Doumas and Luther spontaneously traveled to Iceland as duo Breaking the Spell to connect with Luther’s Icelandic roots and music is what gave them a reason to be there. The two weren’t aware they were becoming a band until they decided that the sounds they made together should be recorded.
After releasing their first album, the duo wanted to expand due to a yearning of wanting to incorporate more sound. Luther and Schaumberg have a 14-year history of playing music together in an all-instrumental band entitled The Endorphins.
Knowing that the contrast that Schaumberg could contribute, Luther figured that adding that diversity would be compatible with what the duo had set up so far. Schaumberg was invited into the band, creating the new textures they were seeking.
“A lot of what I do is rhythm, the structures and constants of the songs with strumming and bass. The way Alexandra and I are fusing together is that she is the counterpart of that,” said Luther. “The sounds he produces are extremely varied and punctuated throughout the movement of the songs. It’s this whole other dimension; he’s bringing something there that wasn’t there before. It’s like a wild card aspect.”
“I’m thinking a lot about the note patterns whereas Loren is thinking about the sound flavors—what the sounds are physically made of. In that way, we think on three different dimensions of music,” said Luther.

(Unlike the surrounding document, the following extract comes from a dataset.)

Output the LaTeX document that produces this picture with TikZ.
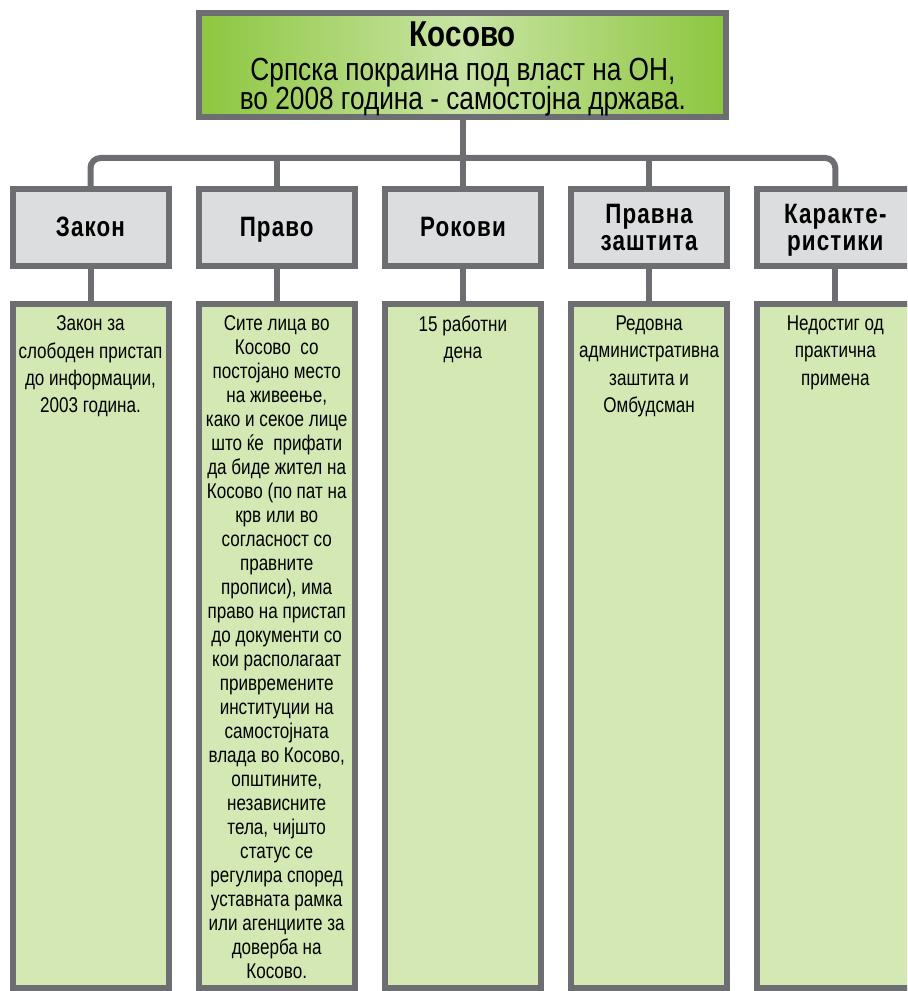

“With three, it allows more of that multidimensional, textural landscape where more can be happening than just the basics that comprise the song. It’s nearly impossible to do that with just two people due to the amount of mouths and arms we have,” adds Schaumberg.
“(Laughs) Yes, that is limiting. He also makes the creative force exponentially bigger,” Doumas said. “ Each human is so vast.”
When Schaumberg joined the band, their approach to creating music changed along with their band name. Their new album, Roots and Wings, which will be released this fall, is the evolvement the band has made since Breaking the Spell.
“We just threw together our first album in a handful of weekends. That project was also led a lot by me,” Luther said.
“Since then we’ve had a lot more intention and collaboration in the song writing as well as a lot of the aspects that went into the sounds,” Doumas adds.
“I also feel that in this record, we were able to break into a fullness of sound but while maintaining a lot of space within the composition and the songs,” Schaumberg concludes.
With the contrast that Schaumberg has added to the band and as the three take on new experiences in life, Breaking the Spell no longer felt like it fit what the band intends to do. Not only has their mission and message of their music changed, the way they view and take on life’s challenges and triumphs also has a big influence behind their new name.
“The name had to be an expression of what we were trying to accomplish in our music as well as in life. We’re all activists at heart and have a strong yearning to see humanity awaken. Breaking the Spell is about becoming awake but then it felt as if we were focusing too much on the struggle,” Luther said. “The Living Arrows, to me, is that we’re piercing through the heart of the matter. We’re soaring, arriving, and bringing life. Not just breaking the old paradigms.”
The band’s motto is ‘the earth shall be whole and healed once more’ because they believe that you have to say what you want to happen, not just what you don’t want to happen.
“You can’t just spend life chipping away at this stone wall that imprisons us—” begins Luther.
“When instead, you can chip a hole and plant a tree,” interjects Schaumberg.
Last month, the band hosted their release at Shakedown, immediately following; they hit the road to Colorado (where Doumas is from) on their first formal tour.
On this tour, they hope to continue to spread their message and gain inspiration from other people/musicians that they will connect with. The band couldn’t be more thrilled as the moments before, during, and after traveling spark one of their favorite feelings described in their song Living Arrows.
“There’s a line that says ‘looking forward to going to sea, count my blessings as I go. Looking forward to being home’,” said Doumas.
“It’s about being excited to be where you are now and later. You have to be away in order to come home and it’s a lust for both of those things,” concludes Luther.